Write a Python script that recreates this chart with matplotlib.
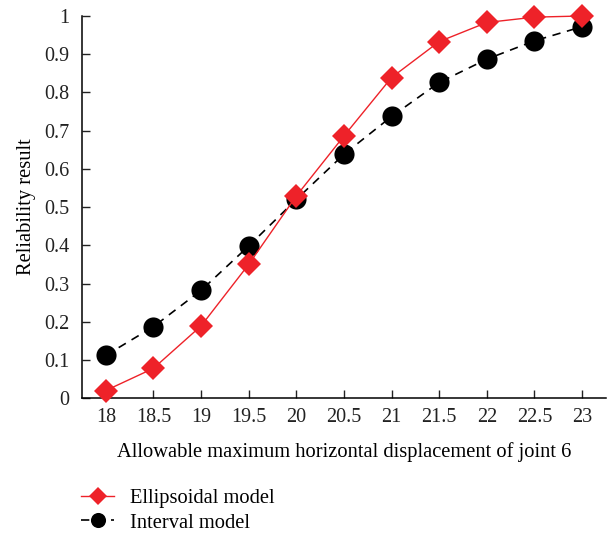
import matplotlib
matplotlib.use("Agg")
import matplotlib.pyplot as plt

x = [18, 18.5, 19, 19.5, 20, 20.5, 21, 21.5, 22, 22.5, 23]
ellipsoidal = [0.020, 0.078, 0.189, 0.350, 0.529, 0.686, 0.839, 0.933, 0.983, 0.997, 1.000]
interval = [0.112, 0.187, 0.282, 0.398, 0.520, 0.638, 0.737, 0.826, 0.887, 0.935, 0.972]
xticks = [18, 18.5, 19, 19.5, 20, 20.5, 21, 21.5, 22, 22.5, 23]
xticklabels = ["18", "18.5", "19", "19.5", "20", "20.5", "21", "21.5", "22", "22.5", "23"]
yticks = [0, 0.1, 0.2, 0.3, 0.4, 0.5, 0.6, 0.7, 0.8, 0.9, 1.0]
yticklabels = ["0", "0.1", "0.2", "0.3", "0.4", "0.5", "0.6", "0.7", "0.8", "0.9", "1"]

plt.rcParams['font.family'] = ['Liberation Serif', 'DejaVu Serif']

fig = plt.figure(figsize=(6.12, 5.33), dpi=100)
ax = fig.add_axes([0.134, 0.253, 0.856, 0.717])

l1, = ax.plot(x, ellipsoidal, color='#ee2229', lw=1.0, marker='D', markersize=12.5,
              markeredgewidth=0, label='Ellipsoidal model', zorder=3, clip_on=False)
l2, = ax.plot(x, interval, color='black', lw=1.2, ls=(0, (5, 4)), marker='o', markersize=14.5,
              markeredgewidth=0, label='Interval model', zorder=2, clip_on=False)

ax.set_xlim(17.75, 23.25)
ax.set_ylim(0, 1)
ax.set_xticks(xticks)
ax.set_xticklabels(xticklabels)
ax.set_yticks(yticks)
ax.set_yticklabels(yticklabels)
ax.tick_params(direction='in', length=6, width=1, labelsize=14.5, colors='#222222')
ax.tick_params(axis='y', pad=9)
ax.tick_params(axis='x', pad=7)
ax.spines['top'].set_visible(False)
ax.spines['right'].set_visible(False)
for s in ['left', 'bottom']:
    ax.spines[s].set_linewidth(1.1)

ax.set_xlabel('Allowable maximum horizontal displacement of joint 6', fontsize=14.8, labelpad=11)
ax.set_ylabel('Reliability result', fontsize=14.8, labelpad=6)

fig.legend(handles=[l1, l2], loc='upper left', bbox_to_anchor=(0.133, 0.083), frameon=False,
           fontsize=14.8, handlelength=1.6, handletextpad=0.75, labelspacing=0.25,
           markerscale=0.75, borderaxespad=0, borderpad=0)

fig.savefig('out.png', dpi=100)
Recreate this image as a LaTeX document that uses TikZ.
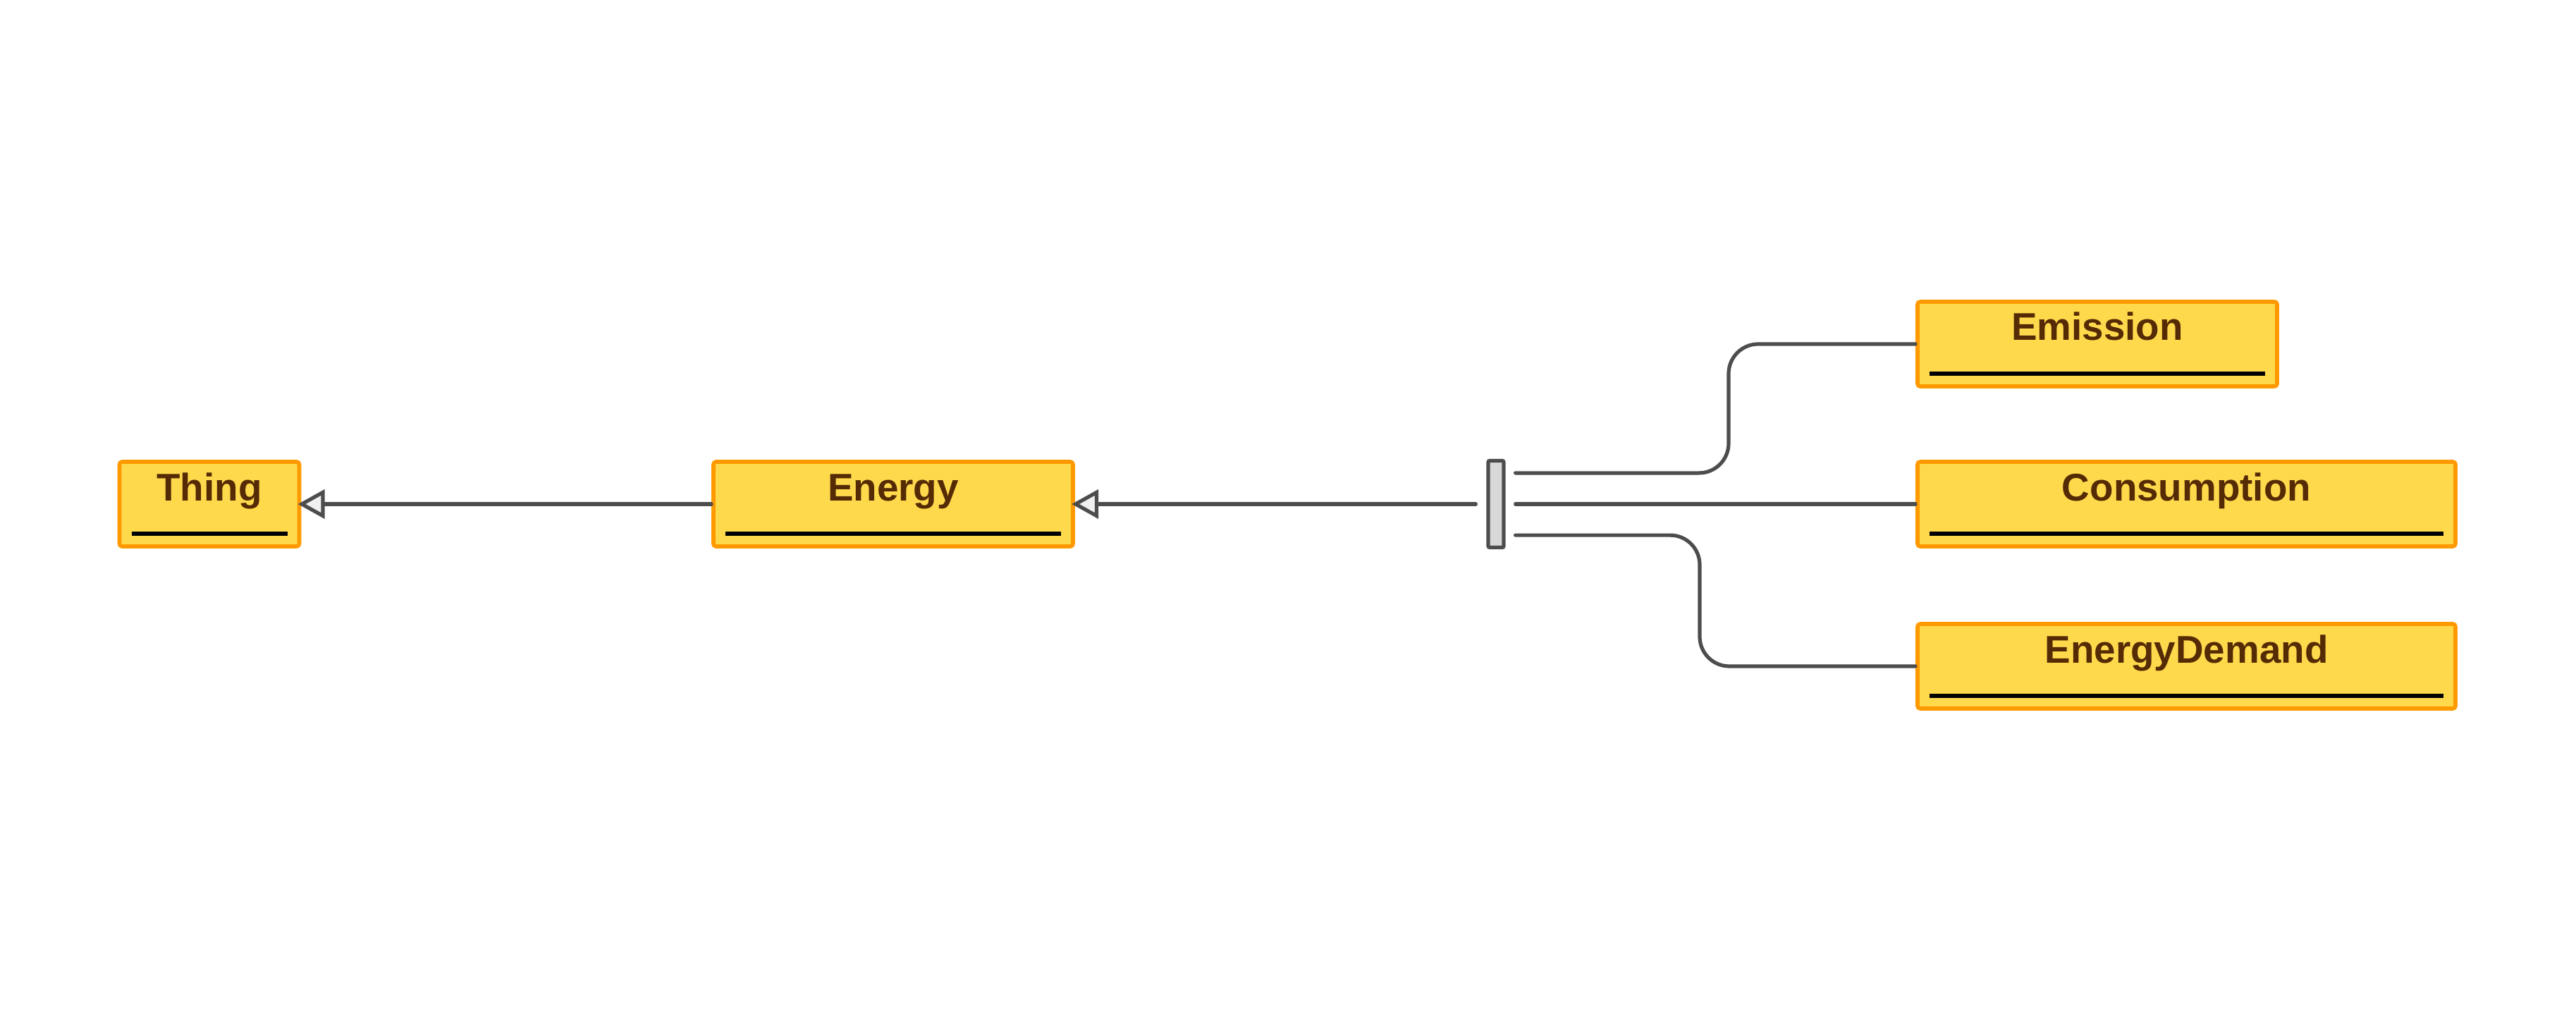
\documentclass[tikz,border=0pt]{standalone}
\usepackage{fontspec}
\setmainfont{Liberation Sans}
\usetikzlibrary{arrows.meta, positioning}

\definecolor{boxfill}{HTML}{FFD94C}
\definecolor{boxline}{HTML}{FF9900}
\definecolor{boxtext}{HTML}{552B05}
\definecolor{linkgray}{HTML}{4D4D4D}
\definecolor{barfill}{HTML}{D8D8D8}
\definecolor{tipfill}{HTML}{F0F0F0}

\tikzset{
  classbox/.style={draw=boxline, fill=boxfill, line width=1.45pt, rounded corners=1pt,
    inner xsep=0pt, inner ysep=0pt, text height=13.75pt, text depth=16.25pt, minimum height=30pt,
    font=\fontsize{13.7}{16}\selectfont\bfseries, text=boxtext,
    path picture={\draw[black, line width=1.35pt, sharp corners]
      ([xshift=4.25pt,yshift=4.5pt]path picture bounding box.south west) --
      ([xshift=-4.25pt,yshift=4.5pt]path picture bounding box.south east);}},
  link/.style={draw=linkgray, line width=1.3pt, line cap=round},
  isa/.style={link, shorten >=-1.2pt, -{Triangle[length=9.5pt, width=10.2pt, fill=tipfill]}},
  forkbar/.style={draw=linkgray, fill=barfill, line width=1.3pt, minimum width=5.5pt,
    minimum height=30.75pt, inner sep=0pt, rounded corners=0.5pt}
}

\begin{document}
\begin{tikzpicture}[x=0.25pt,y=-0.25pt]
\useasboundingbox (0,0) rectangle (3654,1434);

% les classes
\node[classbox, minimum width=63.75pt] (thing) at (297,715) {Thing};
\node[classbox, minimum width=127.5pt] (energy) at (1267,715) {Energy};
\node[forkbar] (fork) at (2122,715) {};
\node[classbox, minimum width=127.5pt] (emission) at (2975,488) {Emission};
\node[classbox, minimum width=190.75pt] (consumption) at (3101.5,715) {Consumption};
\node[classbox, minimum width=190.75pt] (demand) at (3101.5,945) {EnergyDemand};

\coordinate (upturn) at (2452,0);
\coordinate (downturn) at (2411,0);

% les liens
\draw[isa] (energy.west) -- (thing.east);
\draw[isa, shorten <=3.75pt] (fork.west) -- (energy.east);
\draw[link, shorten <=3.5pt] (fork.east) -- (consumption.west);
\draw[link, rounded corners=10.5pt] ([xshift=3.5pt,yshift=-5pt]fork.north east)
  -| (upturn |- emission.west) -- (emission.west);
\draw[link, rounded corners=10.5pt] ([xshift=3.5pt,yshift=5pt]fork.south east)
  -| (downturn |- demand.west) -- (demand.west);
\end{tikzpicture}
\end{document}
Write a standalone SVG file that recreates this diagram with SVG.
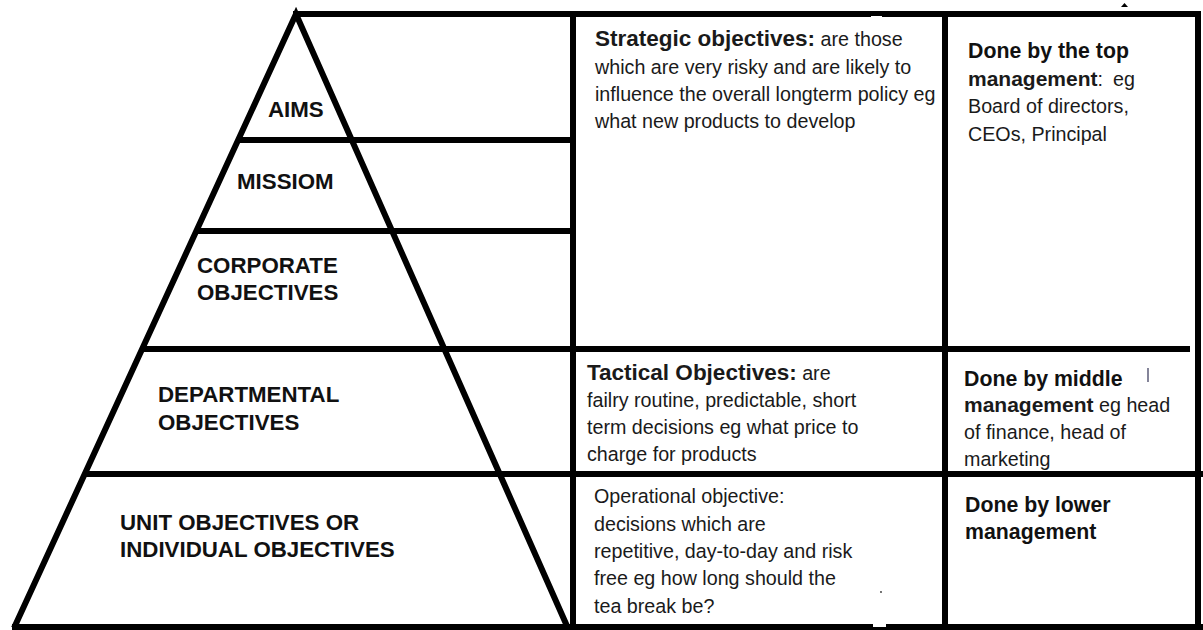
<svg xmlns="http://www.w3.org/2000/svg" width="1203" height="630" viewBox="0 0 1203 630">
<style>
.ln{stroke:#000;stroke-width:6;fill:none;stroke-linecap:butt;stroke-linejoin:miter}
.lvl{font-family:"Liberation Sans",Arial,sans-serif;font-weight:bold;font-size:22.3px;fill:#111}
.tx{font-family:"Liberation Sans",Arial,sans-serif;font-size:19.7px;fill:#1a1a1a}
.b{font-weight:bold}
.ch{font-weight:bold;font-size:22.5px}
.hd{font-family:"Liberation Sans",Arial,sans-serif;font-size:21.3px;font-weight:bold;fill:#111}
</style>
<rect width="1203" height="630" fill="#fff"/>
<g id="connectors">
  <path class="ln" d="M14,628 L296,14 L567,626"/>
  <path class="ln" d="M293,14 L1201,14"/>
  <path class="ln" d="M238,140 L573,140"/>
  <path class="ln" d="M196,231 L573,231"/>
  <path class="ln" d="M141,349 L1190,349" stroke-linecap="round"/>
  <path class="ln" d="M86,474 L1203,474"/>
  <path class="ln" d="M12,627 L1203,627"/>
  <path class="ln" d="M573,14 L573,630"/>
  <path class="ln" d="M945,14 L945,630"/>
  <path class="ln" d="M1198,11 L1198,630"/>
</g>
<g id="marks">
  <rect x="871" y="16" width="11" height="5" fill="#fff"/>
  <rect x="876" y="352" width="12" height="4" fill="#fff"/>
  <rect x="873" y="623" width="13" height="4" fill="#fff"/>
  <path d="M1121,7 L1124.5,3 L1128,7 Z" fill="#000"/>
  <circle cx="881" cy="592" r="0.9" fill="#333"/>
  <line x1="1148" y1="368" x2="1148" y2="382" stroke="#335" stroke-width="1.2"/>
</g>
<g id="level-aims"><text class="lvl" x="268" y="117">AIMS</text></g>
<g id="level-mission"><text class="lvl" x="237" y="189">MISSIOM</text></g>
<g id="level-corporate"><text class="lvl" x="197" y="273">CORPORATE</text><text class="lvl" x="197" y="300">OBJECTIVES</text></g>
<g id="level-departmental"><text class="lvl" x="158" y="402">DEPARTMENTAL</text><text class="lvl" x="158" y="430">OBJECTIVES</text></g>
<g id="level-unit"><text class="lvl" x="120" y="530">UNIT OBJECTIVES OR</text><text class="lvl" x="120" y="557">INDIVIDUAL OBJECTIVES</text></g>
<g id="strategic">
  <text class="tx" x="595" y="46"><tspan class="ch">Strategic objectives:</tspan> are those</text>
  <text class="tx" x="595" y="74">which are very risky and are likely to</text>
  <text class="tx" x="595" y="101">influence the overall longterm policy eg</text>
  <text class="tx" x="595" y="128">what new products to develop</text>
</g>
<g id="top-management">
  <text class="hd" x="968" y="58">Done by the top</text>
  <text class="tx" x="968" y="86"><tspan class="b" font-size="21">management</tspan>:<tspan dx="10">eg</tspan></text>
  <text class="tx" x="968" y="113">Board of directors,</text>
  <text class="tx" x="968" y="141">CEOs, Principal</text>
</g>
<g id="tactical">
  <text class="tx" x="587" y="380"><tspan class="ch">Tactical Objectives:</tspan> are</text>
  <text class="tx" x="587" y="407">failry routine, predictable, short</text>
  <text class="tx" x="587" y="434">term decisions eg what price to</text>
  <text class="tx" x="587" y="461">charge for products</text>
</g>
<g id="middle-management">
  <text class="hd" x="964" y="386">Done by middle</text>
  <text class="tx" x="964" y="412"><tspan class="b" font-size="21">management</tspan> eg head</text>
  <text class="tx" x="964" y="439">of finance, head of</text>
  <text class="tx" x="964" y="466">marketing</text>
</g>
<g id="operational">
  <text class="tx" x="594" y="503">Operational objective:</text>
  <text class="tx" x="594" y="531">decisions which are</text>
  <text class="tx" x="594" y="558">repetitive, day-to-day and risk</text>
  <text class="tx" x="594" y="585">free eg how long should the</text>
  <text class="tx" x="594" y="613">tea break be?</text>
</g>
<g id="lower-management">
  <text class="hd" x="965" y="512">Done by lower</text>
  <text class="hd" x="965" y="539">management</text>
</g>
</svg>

--------------------------------

# [Written request]
Give again exactly the lines running from the beginning of the material above through the line that contains "import matplotlib.pyplot as plt", and leave out every picture.

# [Final result]
Write a Python script that recreates this chart with matplotlib.
import matplotlib
matplotlib.use("Agg")
import matplotlib.pyplot as plt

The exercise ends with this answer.